© JUNGE FREIHEIT Verlag GmbH & Co.  www.jungefreiheit.de    46/99 12. November 1999


Oper: "Die Banditen" von Jacques Offenbach in Köln
Kölner Klüngel zum Karneval
Julia Poser

Am 11. November um 11 Uhr 11 beginnt im Rheinland die fünfte Jahreszeit: der Karneval. Rechtzeitig zu diesem wichtigen Ereignis hat die Kölner Oper die 1869 uraufgeführte Opéra bouffe "Les Brigands" des gebürtigen Kölners Jacques Offenbach auf die Bühne des Theaters am Offenbachplatz gebracht. Helmut Lohner, dem Wiener Schauspieler und Theaterdirektor, gelang eine überaus schwungvolle und spritzige Inszenierung mit frecher Komik und beißenden Apercus. Die deutsch gesprochenen Dialoge – neu übersetzt vom Kabarettisten Heinrich Pachl – trafen heute wie damals ins Schwarze: Klüngel und Filz, Bestechung, Korruption und Unterschlagung regieren überall auf dieser Welt. Die schmissigen Couplets und Chöre, die Offenbach für die Texte seiner bewährten Librettisten Meilhac und Halévy komponierte, wurden in Köln in der französischen Originalsprache mit deutschen Übertiteln gesungen.

Wie schon im burgenländischen Mörbisch ("Eine Nacht in Venedig") haben Helmut Lohner und sein einfallsreicher Ausstatter Rolf Langenfass glücklich zusammengearbeitet. Für das Räuberlager des Banditenchefs Falsacappa baute Langenfass einen Autoschrottplatz mit verbeulten Karosserien, alten Reifen und sonstigem Sperrmüll in eine italienische Bergödnis. Der 2. Akt spielt in einem eleganten Gasthof an der spanisch-mantuanischen Grenze, in dem die Prinzessin von Granada als zukünftige Braut von der italienischen Gesandtschaft begrüßt werden soll. Mit großem Applaus wurde die edle Marmorterrasse mit Meeresblick am Hof des Herzogs von Mantua bedacht. Auch die Kostüme waren sehenswert: ausgeflippte Klamotten für die Banditen, edles Schwarz und Rot für die ach so stolzen Spanier und leichtgeschürzte Gespielinnen für den Herzog – ehe die Braut eintrifft.

Drei Millionen soll Mantua an Granada für die Braut bezahlen. Diese Summe käme Falsacappa gerade recht, denn die Zeiten für Banditen sind schwer geworden – sitzen doch die ganz großen Räuber in den Chefetagen von Politik und Finanz. Aber trotz aller raffinierter Verkleidungen hat Falsacappa nicht mit den Machenschaften des Finanzministers gerechnet, der die drei Millionen längst für sich abgezweigt hat.
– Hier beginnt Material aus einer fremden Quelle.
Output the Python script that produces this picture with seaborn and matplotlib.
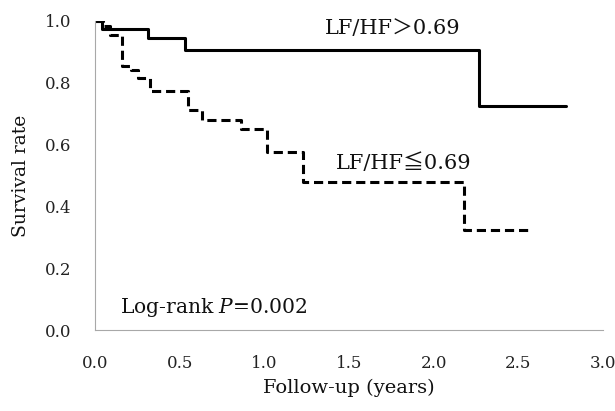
import matplotlib
matplotlib.use("Agg")
import matplotlib.pyplot as plt
import seaborn as sns
import pandas as pd

# Data (Kaplan-Meier steps)
high_time = [0.0, 0.04, 0.31, 0.53, 2.27, 2.78]
high_surv = [1.0, 0.973, 0.946, 0.906, 0.725, 0.725]

low_time = [0.0, 0.05, 0.09, 0.16, 0.215, 0.255, 0.325, 0.55, 0.63, 0.86, 1.015, 1.23, 2.18, 2.57]
low_surv = [1.0, 0.984, 0.955, 0.855, 0.84, 0.815, 0.775, 0.712, 0.678, 0.65, 0.577, 0.48, 0.324, 0.324]

group_labels = ["LF/HF＞0.69", "LF/HF≦0.69"]
x_ticks = [0.0, 0.5, 1.0, 1.5, 2.0, 2.5, 3.0]
y_ticks = [0.0, 0.2, 0.4, 0.6, 0.8, 1.0]

df = pd.concat([
    pd.DataFrame({"time": high_time, "surv": high_surv, "group": group_labels[0]}),
    pd.DataFrame({"time": low_time, "surv": low_surv, "group": group_labels[1]}),
], ignore_index=True)

sns.set_theme(style="white")
plt.rcParams["font.family"] = ["DejaVu Serif", "Noto Sans CJK JP"]
plt.rcParams["mathtext.fontset"] = "custom"
plt.rcParams["mathtext.it"] = "DejaVu Serif:italic"
plt.rcParams["mathtext.rm"] = "DejaVu Serif"

fig = plt.figure(figsize=(6.15, 4.11), dpi=100)
ax = fig.add_axes([0.1545, 0.197, 0.826, 0.752])

sns.lineplot(data=df, x="time", y="surv", style="group", color="black",
             dashes={group_labels[0]: "", group_labels[1]: (3, 1.6)},
             drawstyle="steps-post", estimator=None, sort=False,
             linewidth=2.2, legend=False, ax=ax)

ax.set_xlim(0, 3.0)
ax.set_ylim(0, 1.0)
ax.set_xticks(x_ticks)
ax.set_xticklabels([f"{v:.1f}" for v in x_ticks])
ax.set_yticks(y_ticks)
ax.set_yticklabels([f"{v:.1f}" for v in y_ticks])

for side in ["top", "right"]:
    ax.spines[side].set_visible(False)
for side in ["left", "bottom"]:
    ax.spines[side].set_color("#a8a8a8")
    ax.spines[side].set_linewidth(0.8)
ax.tick_params(axis="both", direction="out", length=4, width=0.8, color="#a8a8a8",
               labelsize=12, labelcolor="#222222")
ax.tick_params(axis="x", pad=14)
ax.tick_params(axis="y", pad=13)

ax.set_xlabel("Follow-up (years)", fontsize=14, labelpad=5, color="#111111")
ax.set_ylabel("Survival rate", fontsize=13.5, labelpad=11, color="#111111")

ax.text(1.36, 0.977, group_labels[0], fontsize=15, va="center", ha="left", color="#111111")
ax.text(1.42, 0.54, group_labels[1], fontsize=15, va="center", ha="left", color="#111111")
ax.text(0.148, 0.074, "Log-rank $P$=0.002", fontsize=14.6, va="center", ha="left", color="#111111")

fig.savefig("out.png", dpi=100)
Mit vielen bissigen Anspielungen auf den Kölner Klüngel ("Man muß je nach der Position stehlen, die man in der Gesellschaft hat"} rechtfertigt der Minister (großartig: Ralph Morgenstern) sein korruptes Tun.

Die zierliche Claudia Rohrbach als des Banditenchefs Töchterlein Fiorella widerlegte die Meinung, nur füllige Frauen hätten große Stimmen. Mühelos übertönte ihr strahlend heller Sopran Chor und Orchester. Auch Ute Döring in der Hosenrolle des von Falsacappa ausgeraubten Schokoladenfabrikanten Fragoletto überzeugte mit vollem Mezzo im Saltarello. Ein unwiderstehliches Paar! Patrick Rafterys spielte glänzend den gestreßten Banditenchef und besorgten Vater, obwohl sein Tenor in den Bergen etwas rauh geworden wwar.

Siebenundzwanzig Mitwirkende nennt das Programmheft und dazu der große Chor, eine vom Regisseur bestens gemeisterte Mammutaufgabe. Ihnen allen gebührt großes Lob. So auch dem Kölner Gürzenich Orchester, das unter Johannes Stert Offenbachs zündende Melodien mit rasantem Schwung brachte. Riesiger Beifall für einen großartig inszenierten Klamauk.